À la Maison de la photographie, les « American Girls » d’Ilona Szwarc
Elles ont toutes un regard absent, des yeux fixes, graves, tristes peut-être,
encore que certaines semblent comme défier fièrement l’objectif de la photographe qui les fixe, donc le spectateur qui scrute la photo. L’exposition American Girls d’Ilona Szwarc que la Maison de la photographie de Lille présente (jusqu’au 1er juin), pour relativement confidentielle – une vingtaine de photos -, mérite qu’on s’y arrête. Cette jeune photographe trentenaire d’origine polonaise, installée à New York depuis 2008, a déjà un beau parcours. Photographe de plateau, elle a travaillé pour la publicité, le cinéma, courts et longs métrages, côtoyé des réalisateurs comme Roman Polanski, Andrzej Wajda, Jonathan Glazer. Mais c’est pour un travail de portraits, proche de ceux présentés à Lille, qu’elle a reçu il y a quelques mois un prix du World Press.
Double parfait
Elles s’appellent Gillan, Sophie, Maya et Leela.
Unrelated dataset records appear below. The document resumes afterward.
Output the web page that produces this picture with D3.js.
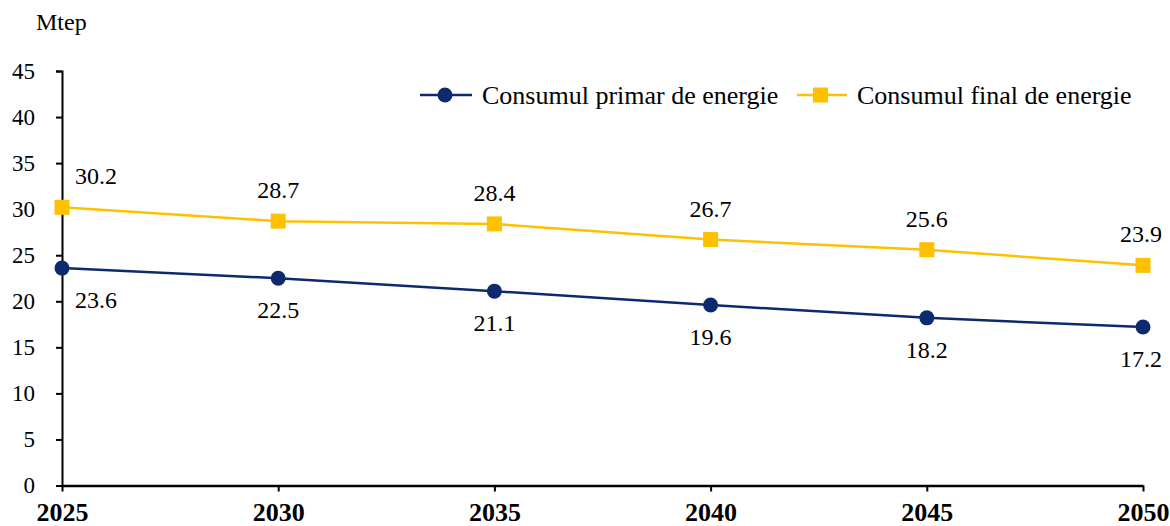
<!DOCTYPE html>
<html>
<head>
<meta charset="utf-8">
<script src="https://cdn.jsdelivr.net/npm/d3@7"></script>
</head>
<body style="margin:0;background:#fff">
<svg id="chart" width="1170" height="526"></svg>
<script>
var years = [2025, 2030, 2035, 2040, 2045, 2050];
var primar = [23.6, 22.5, 21.1, 19.6, 18.2, 17.2];
var finalE = [30.2, 28.7, 28.4, 26.7, 25.6, 23.9];
var yTicks = [0, 5, 10, 15, 20, 25, 30, 35, 40, 45];
var seriesNames = ["Consumul primar de energie", "Consumul final de energie"];

var navy = "#0E2A6E", gold = "#FFC000";
var FONT = "'Liberation Serif'";
var svg = d3.select("#chart");

var x = d3.scaleLinear().domain([2025, 2050]).range([62, 1143]);
var y = d3.scaleLinear().domain([0, 45]).range([485.5, 71]);

// y axis
var yAxis = svg.append("g")
    .attr("transform", "translate(62,0)")
    .call(d3.axisLeft(y).tickValues(yTicks).tickSize(6).tickPadding(21));
yAxis.select(".domain").attr("stroke", "#000").attr("stroke-width", 2);
yAxis.selectAll(".tick line").attr("stroke", "#000").attr("stroke-width", 2);
yAxis.selectAll("text").style("font-family", FONT).style("font-size", "23px").attr("fill", "#000");

// x axis
var xAxis = svg.append("g")
    .attr("transform", "translate(0,485.5)")
    .call(d3.axisBottom(x).tickValues(years).tickFormat(d3.format("d")).tickSize(6).tickSizeOuter(0));
xAxis.select(".domain").attr("stroke", "#000").attr("stroke-width", 2.5);
xAxis.selectAll(".tick line").attr("stroke", "#000").attr("stroke-width", 2);
xAxis.selectAll("text").style("font-family", FONT).style("font-size", "26px")
    .style("font-weight", "bold").attr("fill", "#000").attr("y", 35.5).attr("dy", 0);

svg.append("text").attr("x", 36).attr("y", 30)
    .style("font-family", FONT).style("font-size", "24px").text("Mtep");

var line = d3.line().x(function (d, i) { return x(years[i]); }).y(function (d) { return y(d); });

// final (yellow)
svg.append("path").datum(finalE).attr("d", line)
    .attr("fill", "none").attr("stroke", gold).attr("stroke-width", 2.5);
svg.selectAll(".sq").data(finalE).enter().append("rect")
    .attr("x", function (d, i) { return x(years[i]) - 7.5; })
    .attr("y", function (d) { return y(d) - 7.5; })
    .attr("width", 15).attr("height", 15).attr("fill", gold);

// primar (navy)
svg.append("path").datum(primar).attr("d", line)
    .attr("fill", "none").attr("stroke", navy).attr("stroke-width", 2.5);
svg.selectAll(".dot").data(primar).enter().append("circle")
    .attr("cx", function (d, i) { return x(years[i]); })
    .attr("cy", function (d) { return y(d); })
    .attr("r", 7.5).attr("fill", navy);

function labelX(i) {
    if (i === 0) return x(years[i]) + 34;
    if (i === years.length - 1) return x(years[i]) - 2;
    return x(years[i]);
}

svg.selectAll(".lf").data(finalE).enter().append("text")
    .attr("x", function (d, i) { return labelX(i); })
    .attr("y", function (d) { return y(d) - 23; })
    .attr("text-anchor", "middle").style("font-family", FONT).style("font-size", "24px")
    .text(function (d) { return d.toFixed(1); });

svg.selectAll(".lp").data(primar).enter().append("text")
    .attr("x", function (d, i) { return labelX(i); })
    .attr("y", function (d) { return y(d) + 40; })
    .attr("text-anchor", "middle").style("font-family", FONT).style("font-size", "24px")
    .text(function (d) { return d.toFixed(1); });

// legend
var lg = svg.append("g").attr("transform", "translate(420,95)");
lg.append("line").attr("x1", 0).attr("x2", 52).attr("stroke", navy).attr("stroke-width", 2.5);
lg.append("circle").attr("cx", 25).attr("r", 7.5).attr("fill", navy);
lg.append("text").attr("x", 62).attr("y", 9).style("font-family", FONT).style("font-size", "26px").text(seriesNames[0]);

var lg2 = svg.append("g").attr("transform", "translate(797,95)");
lg2.append("line").attr("x1", 0).attr("x2", 50).attr("stroke", gold).attr("stroke-width", 2.5);
lg2.append("rect").attr("x", 16).attr("y", -7.5).attr("width", 15).attr("height", 15).attr("fill", gold);
lg2.append("text").attr("x", 60).attr("y", 9).style("font-family", FONT).style("font-size", "26px").text(seriesNames[1]);
</script>
</body>
</html>
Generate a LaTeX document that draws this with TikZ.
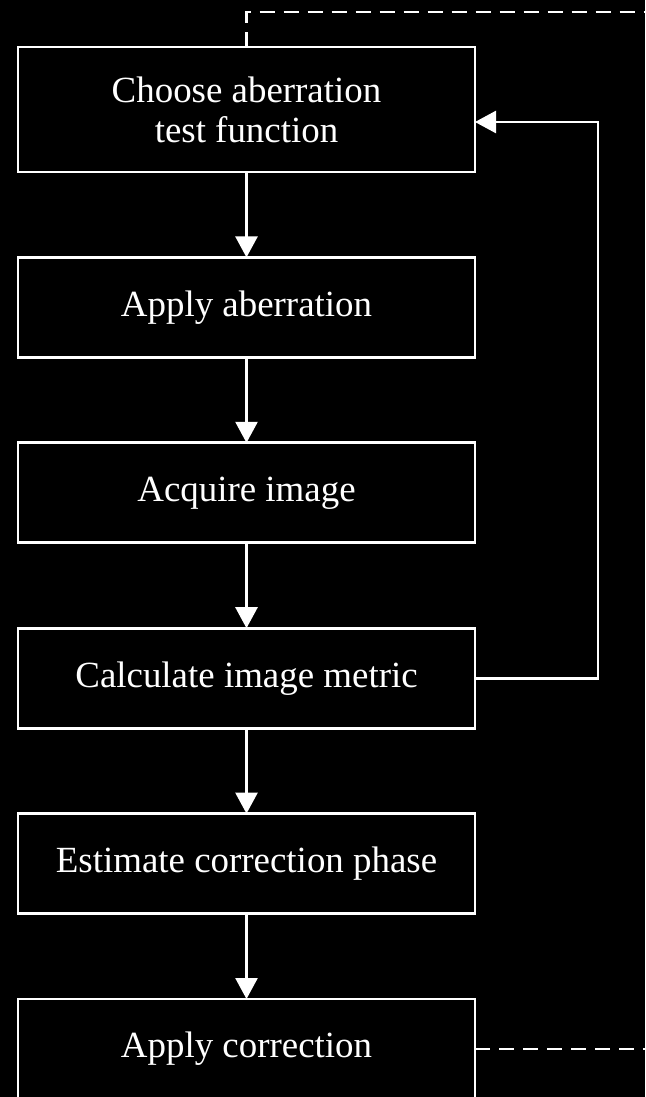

Ces « american girls » qu’elle saisit dans leur univers posent avec leur poupée, la plupart du temps habillée comme elle, comme si l’une serait la représentation de l’autre, son double parfait – hormis la taille. Ilona Szwarc les saisit à New York et à Boston, au coeur des villes comme au fin fond de la ruralité américaine. Pour la photographe, la place de ce jouet qu’est la poupée « pose d’importantes questions » quant à l’image et au statut de ces fillettes, futures femmes américaines, dans ce qu’elles deviendront. À moins que ce soit aussi l’image d’une enfance en train de passer. Où la photographie pose des questions que les mots ne suffiront sans doute pas à résoudre.